S&P today downgraded Spain’s credit rating one notch to “AA” from “AA+.” The outlook is negative, reflecting the possibility of another downgrade. The agency said Spain “is likely to have an extended period of subdued economic growth, which weakens its budgetary position.”
As for the reasons for Spain’s AA rating ; S&P explained:
Reuters: The downgrade primarily reflects Standard & Poor’s downward revision of its medium-term macroeconomic projections. “We now believe that the Spanish economy’s shift away from credit-fuelled economic growth is likely to result in a more protracted period of sluggish activity than we previously assumed,” Standard & Poor’s credit analyst Marko Mrsnik said. “We now project that real GDP growth will average 0.7% annually in 2010-2016, versus our previous expectations of above 1% annually over this period.”
We have also revised our views on the GDP deflator, so that we now expect nominal GDP to regain the 2008 level by 2015; previously, we had assumed that nominal GDP would exceed the 2008 level in 2013. In addition, and while not factored into our base case, we have taken into account the possibility that Spanish public and private sector borrowing costs could remain elevated in 2010-2011 and further slow Spain’s recovery from the current recession.
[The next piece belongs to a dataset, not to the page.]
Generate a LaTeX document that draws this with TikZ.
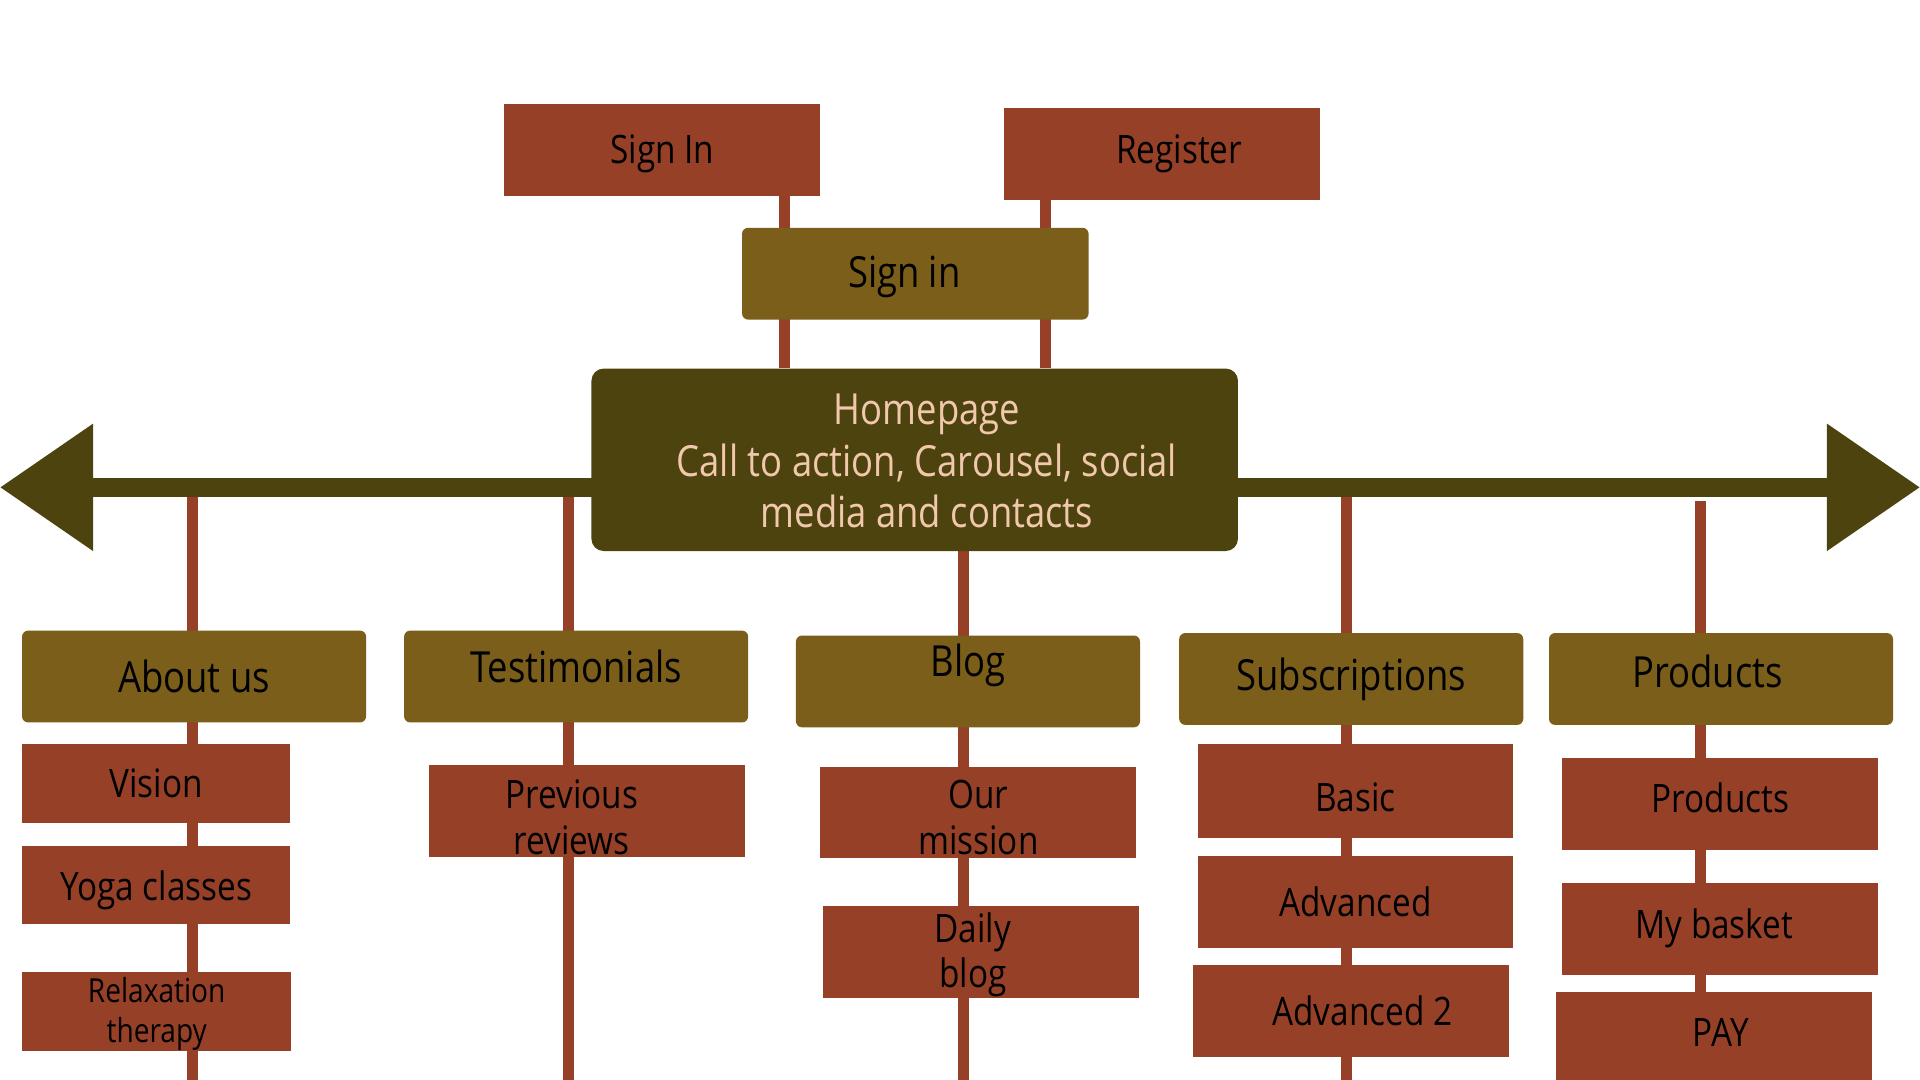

Our conclusion is that challenging medium-term economic conditions will further pressure Spain’s public finances, and additional measures are likely to be needed to underpin the government’s fiscal consolidation strategy and planned program of structural reforms.
We consider the main factors dampening Spain’s medium-term growth prospects to be:
– Private sector indebtedness at 178% of GDP, which in our estimation is higher than that of many of Spain’s peers;
– An inflexible labor market (we expect unemployment to reach 21% in 2010), which we believe is likely to slow the recovery of external price competitiveness;
– A fairly low export capacity–currently, Spain’s exports are close to 25% of GDP–coupled with eroded competitiveness due to past high increases in unit labor costs compared with those of its peers;
– The financial system’s asset quality, which in our opinion is under pressure as reflected in the recent revision of our Banking Industry Country Risk Assessment (BICRA) for Spain to group 3 from group 2.
The rating action sent the euro to fresh one-year lows [it touched $1.3112,] but saw a market reaction that was more muted than in the previous trading session that produced Tuesday’s 200+ point plunge — the Dow’s worst day in almost three months — when S&P downgraded Greece to “junk” status and downgraded Portugal two notches.